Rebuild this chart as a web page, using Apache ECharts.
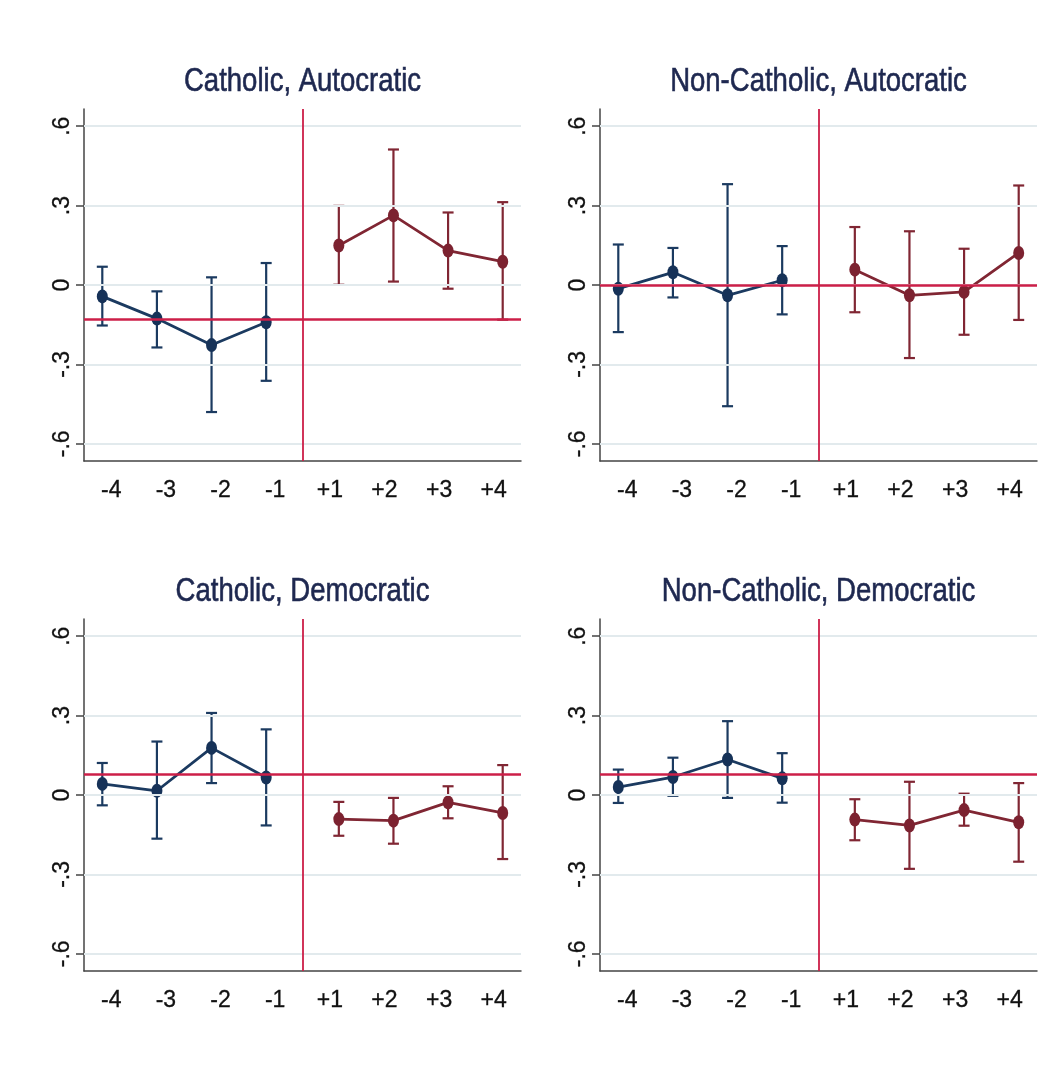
<!DOCTYPE html>
<html>
<head>
<meta charset="utf-8">
<script src="https://cdn.jsdelivr.net/npm/echarts@6/dist/echarts.min.js"></script>
<style>
  html, body { margin: 0; padding: 0; background: #fff; }
  #chart { width: 1062px; height: 1068px; }
</style>
</head>
<body>
<div id="chart"></div>
<script>
// event-time periods (x axis)
const periods = ['-4', '-3', '-2', '-1', '+1', '+2', '+3', '+4']
const panelTitles = ['Catholic, Autocratic', 'Non-Catholic, Autocratic', 'Catholic, Democratic', 'Non-Catholic, Democratic']

// point estimates, one row per panel
const pointEst = [
  [-0.043, -0.127, -0.227, -0.141, 0.149, 0.263, 0.130, 0.088],
  [-0.014, 0.048, -0.039, 0.018, 0.058, -0.039, -0.026, 0.121],
  [0.042, 0.016, 0.178, 0.066, -0.091, -0.097, -0.028, -0.068],
  [0.030, 0.068, 0.134, 0.063, -0.093, -0.115, -0.057, -0.103]
]
// confidence interval bounds
const ciLow = [
  [-0.153, -0.236, -0.480, -0.362, 0.001, 0.013, -0.014, -0.131],
  [-0.178, -0.047, -0.458, -0.111, -0.103, -0.276, -0.188, -0.132],
  [-0.039, -0.165, 0.045, -0.115, -0.154, -0.184, -0.088, -0.242],
  [-0.030, -0.003, -0.011, -0.029, -0.171, -0.279, -0.116, -0.252]
]
const ciHigh = [
  [0.069, -0.024, 0.029, 0.083, 0.299, 0.512, 0.274, 0.313],
  [0.153, 0.140, 0.381, 0.147, 0.219, 0.203, 0.137, 0.376],
  [0.121, 0.202, 0.310, 0.248, -0.026, -0.011, 0.033, 0.113],
  [0.096, 0.141, 0.279, 0.158, -0.016, 0.050, 0.005, 0.045]
]
// horizontal reference line level per panel
const refLevel = [-0.134, 0.004, 0.076, 0.076]
const yTicks = [-0.6, -0.3, 0, 0.3, 0.6]

const FONT = '"Liberation Sans", Arial, sans-serif'
const PRE = '#1b3a60'
const POST = '#802633'
const REF = '#cc1f48'
const GRIDC = '#e2eaed'
const AXISC = '#444'

const grids = [
  { left: 84, top: 109, width: 437, height: 352 },
  { left: 600, top: 109, width: 437, height: 352 },
  { left: 84, top: 619, width: 437, height: 352 },
  { left: 600, top: 619, width: 437, height: 352 }
]

const chart = echarts.init(document.getElementById('chart'))

const graphics = []
const xAxes = []
const yAxes = []
const series = []

// small shift so pre points sit left of tick, post points right
const shift = 0.165

panelTitles.forEach((t, p) => {
  const g = grids[p]
  // title as narrow text
  graphics.push({
    type: 'text',
    x: g.left + g.width / 2,
    y: g.top - 27,
    scaleX: 0.86,
    scaleY: 1.04,
    silent: true,
    style: {
      text: t,
      x: 0,
      y: 0,
      textAlign: 'center',
      textVerticalAlign: 'middle',
      font: '32px "Liberation Sans", Arial, sans-serif',
      fill: '#1e2850',
      stroke: '#1e2850',
      lineWidth: 0.6
    }
  })
  // visible category axis
  xAxes.push({
    type: 'category',
    gridIndex: p,
    data: periods,
    boundaryGap: true,
    axisLine: { onZero: false, lineStyle: { color: AXISC, width: 1.5 } },
    axisTick: { alignWithLabel: true, length: 11, lineStyle: { color: AXISC, width: 1.5 } },
    axisLabel: {
      fontFamily: FONT, fontSize: 23, color: '#111', margin: 18,
      textBorderColor: '#111', textBorderWidth: 0.3
    },
    splitLine: { show: false }
  })
  // hidden value axis used to place marks
  xAxes.push({
    type: 'value',
    gridIndex: p,
    min: -0.5,
    max: 7.5,
    show: false
  })
  yAxes.push({
    type: 'value',
    gridIndex: p,
    min: -0.665,
    max: 0.665,
    axisLine: { show: true, onZero: false, lineStyle: { color: AXISC, width: 1.5 } },
    axisTick: { show: true, length: 8, customValues: yTicks, lineStyle: { color: AXISC, width: 1.5 } },
    axisLabel: {
      customValues: yTicks,
      rotate: 90,
      fontFamily: FONT,
      fontSize: 23,
      color: '#111',
      textBorderColor: '#111',
      textBorderWidth: 0.3,
      margin: 10,
      formatter: v => {
        if (Math.abs(v) < 1e-9) return '0'
        return String(+v.toFixed(1)).replace('0.', '.')
      }
    },
    splitLine: { show: false }
  })

  const xi = p * 2 + 1
  const pre = []
  const post = []
  const bars = []
  periods.forEach((lab, i) => {
    const x = i < 4 ? i - shift : i + shift
    if (i < 4) pre.push([x, pointEst[p][i]])
    else post.push([x, pointEst[p][i]])
    bars.push([x, ciLow[p][i], ciHigh[p][i], i < 4 ? 0 : 1])
  })

  // gridlines
  series.push({
    type: 'line',
    xAxisIndex: xi,
    yAxisIndex: p,
    data: [],
    silent: true,
    z: 1,
    markLine: {
      silent: true,
      symbol: 'none',
      label: { show: false },
      animation: false,
      data: yTicks.map(v => ({ yAxis: v, lineStyle: { color: GRIDC, width: 2, type: 'solid' } }))
    }
  })
  // reference lines
  series.push({
    type: 'line',
    xAxisIndex: xi,
    yAxisIndex: p,
    data: [],
    silent: true,
    z: 2,
    markLine: {
      silent: true,
      symbol: 'none',
      label: { show: false },
      animation: false,
      data: [
        { yAxis: refLevel[p], lineStyle: { color: REF, width: 2.5, type: 'solid' } },
        { xAxis: 3.5, lineStyle: { color: REF, width: 1.8, type: 'solid' } }
      ]
    }
  })

  // error bars
  series.push({
    type: 'custom',
    xAxisIndex: xi,
    yAxisIndex: p,
    z: 3,
    data: bars,
    renderItem: (params, api) => {
      const x = api.value(0)
      const lo = api.coord([x, api.value(1)])
      const hi = api.coord([x, api.value(2)])
      const col = api.value(3) === 0 ? PRE : POST
      const cap = 5.5
      const st = { stroke: col, lineWidth: 2.2 }
      return {
        type: 'group',
        children: [
          { type: 'line', shape: { x1: lo[0], y1: lo[1], x2: hi[0], y2: hi[1] }, style: st },
          { type: 'line', shape: { x1: lo[0] - cap, y1: lo[1], x2: lo[0] + cap, y2: lo[1] }, style: st },
          { type: 'line', shape: { x1: hi[0] - cap, y1: hi[1], x2: hi[0] + cap, y2: hi[1] }, style: st }
        ]
      }
    }
  })

  series.push({
    type: 'line',
    xAxisIndex: xi,
    yAxisIndex: p,
    z: 4,
    data: pre,
    symbol: 'circle',
    symbolSize: [11, 14],
    lineStyle: { color: PRE, width: 2.8 },
    itemStyle: { color: '#163258' }
  })
  series.push({
    type: 'line',
    xAxisIndex: xi,
    yAxisIndex: p,
    z: 4,
    data: post,
    symbol: 'circle',
    symbolSize: [11, 14],
    lineStyle: { color: POST, width: 2.8 },
    itemStyle: { color: '#7c2230' }
  })
})

chart.setOption({
  backgroundColor: '#fff',
  animation: false,
  graphic: graphics,
  grid: grids,
  xAxis: xAxes,
  yAxis: yAxes,
  series: series
})
</script>
</body>
</html>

> **YOUR TASK**: Leave the images out and output the remaining material exactly as it stands.

> **RESULT**:
Rebuild this chart as a web page, using Apache ECharts.
<!DOCTYPE html>
<html>
<head>
<meta charset="utf-8">
<script src="https://cdn.jsdelivr.net/npm/echarts@6/dist/echarts.min.js"></script>
<style>
  html, body { margin: 0; padding: 0; background: #fff; }
  #chart { width: 1062px; height: 1068px; }
</style>
</head>
<body>
<div id="chart"></div>
<script>
// event-time periods (x axis)
const periods = ['-4', '-3', '-2', '-1', '+1', '+2', '+3', '+4']
const panelTitles = ['Catholic, Autocratic', 'Non-Catholic, Autocratic', 'Catholic, Democratic', 'Non-Catholic, Democratic']

// point estimates, one row per panel
const pointEst = [
  [-0.043, -0.127, -0.227, -0.141, 0.149, 0.263, 0.130, 0.088],
  [-0.014, 0.048, -0.039, 0.018, 0.058, -0.039, -0.026, 0.121],
  [0.042, 0.016, 0.178, 0.066, -0.091, -0.097, -0.028, -0.068],
  [0.030, 0.068, 0.134, 0.063, -0.093, -0.115, -0.057, -0.103]
]
// confidence interval bounds
const ciLow = [
  [-0.153, -0.236, -0.480, -0.362, 0.001, 0.013, -0.014, -0.131],
  [-0.178, -0.047, -0.458, -0.111, -0.103, -0.276, -0.188, -0.132],
  [-0.039, -0.165, 0.045, -0.115, -0.154, -0.184, -0.088, -0.242],
  [-0.030, -0.003, -0.011, -0.029, -0.171, -0.279, -0.116, -0.252]
]
const ciHigh = [
  [0.069, -0.024, 0.029, 0.083, 0.299, 0.512, 0.274, 0.313],
  [0.153, 0.140, 0.381, 0.147, 0.219, 0.203, 0.137, 0.376],
  [0.121, 0.202, 0.310, 0.248, -0.026, -0.011, 0.033, 0.113],
  [0.096, 0.141, 0.279, 0.158, -0.016, 0.050, 0.005, 0.045]
]
// horizontal reference line level per panel
const refLevel = [-0.134, 0.004, 0.076, 0.076]
const yTicks = [-0.6, -0.3, 0, 0.3, 0.6]

const FONT = '"Liberation Sans", Arial, sans-serif'
const PRE = '#1b3a60'
const POST = '#802633'
const REF = '#cc1f48'
const GRIDC = '#e2eaed'
const AXISC = '#444'

const grids = [
  { left: 84, top: 109, width: 437, height: 352 },
  { left: 600, top: 109, width: 437, height: 352 },
  { left: 84, top: 619, width: 437, height: 352 },
  { left: 600, top: 619, width: 437, height: 352 }
]

const chart = echarts.init(document.getElementById('chart'))

const graphics = []
const xAxes = []
const yAxes = []
const series = []

// small shift so pre points sit left of tick, post points right
const shift = 0.165

panelTitles.forEach((t, p) => {
  const g = grids[p]
  // title as narrow text
  graphics.push({
    type: 'text',
    x: g.left + g.width / 2,
    y: g.top - 27,
    scaleX: 0.86,
    scaleY: 1.04,
    silent: true,
    style: {
      text: t,
      x: 0,
      y: 0,
      textAlign: 'center',
      textVerticalAlign: 'middle',
      font: '32px "Liberation Sans", Arial, sans-serif',
      fill: '#1e2850',
      stroke: '#1e2850',
      lineWidth: 0.6
    }
  })
  // visible category axis
  xAxes.push({
    type: 'category',
    gridIndex: p,
    data: periods,
    boundaryGap: true,
    axisLine: { onZero: false, lineStyle: { color: AXISC, width: 1.5 } },
    axisTick: { alignWithLabel: true, length: 11, lineStyle: { color: AXISC, width: 1.5 } },
    axisLabel: {
      fontFamily: FONT, fontSize: 23, color: '#111', margin: 18,
      textBorderColor: '#111', textBorderWidth: 0.3
    },
    splitLine: { show: false }
  })
  // hidden value axis used to place marks
  xAxes.push({
    type: 'value',
    gridIndex: p,
    min: -0.5,
    max: 7.5,
    show: false
  })
  yAxes.push({
    type: 'value',
    gridIndex: p,
    min: -0.665,
    max: 0.665,
    axisLine: { show: true, onZero: false, lineStyle: { color: AXISC, width: 1.5 } },
    axisTick: { show: true, length: 8, customValues: yTicks, lineStyle: { color: AXISC, width: 1.5 } },
    axisLabel: {
      customValues: yTicks,
      rotate: 90,
      fontFamily: FONT,
      fontSize: 23,
      color: '#111',
      textBorderColor: '#111',
      textBorderWidth: 0.3,
      margin: 10,
      formatter: v => {
        if (Math.abs(v) < 1e-9) return '0'
        return String(+v.toFixed(1)).replace('0.', '.')
      }
    },
    splitLine: { show: false }
  })

  const xi = p * 2 + 1
  const pre = []
  const post = []
  const bars = []
  periods.forEach((lab, i) => {
    const x = i < 4 ? i - shift : i + shift
    if (i < 4) pre.push([x, pointEst[p][i]])
    else post.push([x, pointEst[p][i]])
    bars.push([x, ciLow[p][i], ciHigh[p][i], i < 4 ? 0 : 1])
  })

  // gridlines
  series.push({
    type: 'line',
    xAxisIndex: xi,
    yAxisIndex: p,
    data: [],
    silent: true,
    z: 1,
    markLine: {
      silent: true,
      symbol: 'none',
      label: { show: false },
      animation: false,
      data: yTicks.map(v => ({ yAxis: v, lineStyle: { color: GRIDC, width: 2, type: 'solid' } }))
    }
  })
  // reference lines
  series.push({
    type: 'line',
    xAxisIndex: xi,
    yAxisIndex: p,
    data: [],
    silent: true,
    z: 2,
    markLine: {
      silent: true,
      symbol: 'none',
      label: { show: false },
      animation: false,
      data: [
        { yAxis: refLevel[p], lineStyle: { color: REF, width: 2.5, type: 'solid' } },
        { xAxis: 3.5, lineStyle: { color: REF, width: 1.8, type: 'solid' } }
      ]
    }
  })

  // error bars
  series.push({
    type: 'custom',
    xAxisIndex: xi,
    yAxisIndex: p,
    z: 3,
    data: bars,
    renderItem: (params, api) => {
      const x = api.value(0)
      const lo = api.coord([x, api.value(1)])
      const hi = api.coord([x, api.value(2)])
      const col = api.value(3) === 0 ? PRE : POST
      const cap = 5.5
      const st = { stroke: col, lineWidth: 2.2 }
      return {
        type: 'group',
        children: [
          { type: 'line', shape: { x1: lo[0], y1: lo[1], x2: hi[0], y2: hi[1] }, style: st },
          { type: 'line', shape: { x1: lo[0] - cap, y1: lo[1], x2: lo[0] + cap, y2: lo[1] }, style: st },
          { type: 'line', shape: { x1: hi[0] - cap, y1: hi[1], x2: hi[0] + cap, y2: hi[1] }, style: st }
        ]
      }
    }
  })

  series.push({
    type: 'line',
    xAxisIndex: xi,
    yAxisIndex: p,
    z: 4,
    data: pre,
    symbol: 'circle',
    symbolSize: [11, 14],
    lineStyle: { color: PRE, width: 2.8 },
    itemStyle: { color: '#163258' }
  })
  series.push({
    type: 'line',
    xAxisIndex: xi,
    yAxisIndex: p,
    z: 4,
    data: post,
    symbol: 'circle',
    symbolSize: [11, 14],
    lineStyle: { color: POST, width: 2.8 },
    itemStyle: { color: '#7c2230' }
  })
})

chart.setOption({
  backgroundColor: '#fff',
  animation: false,
  graphic: graphics,
  grid: grids,
  xAxis: xAxes,
  yAxis: yAxes,
  series: series
})
</script>
</body>
</html>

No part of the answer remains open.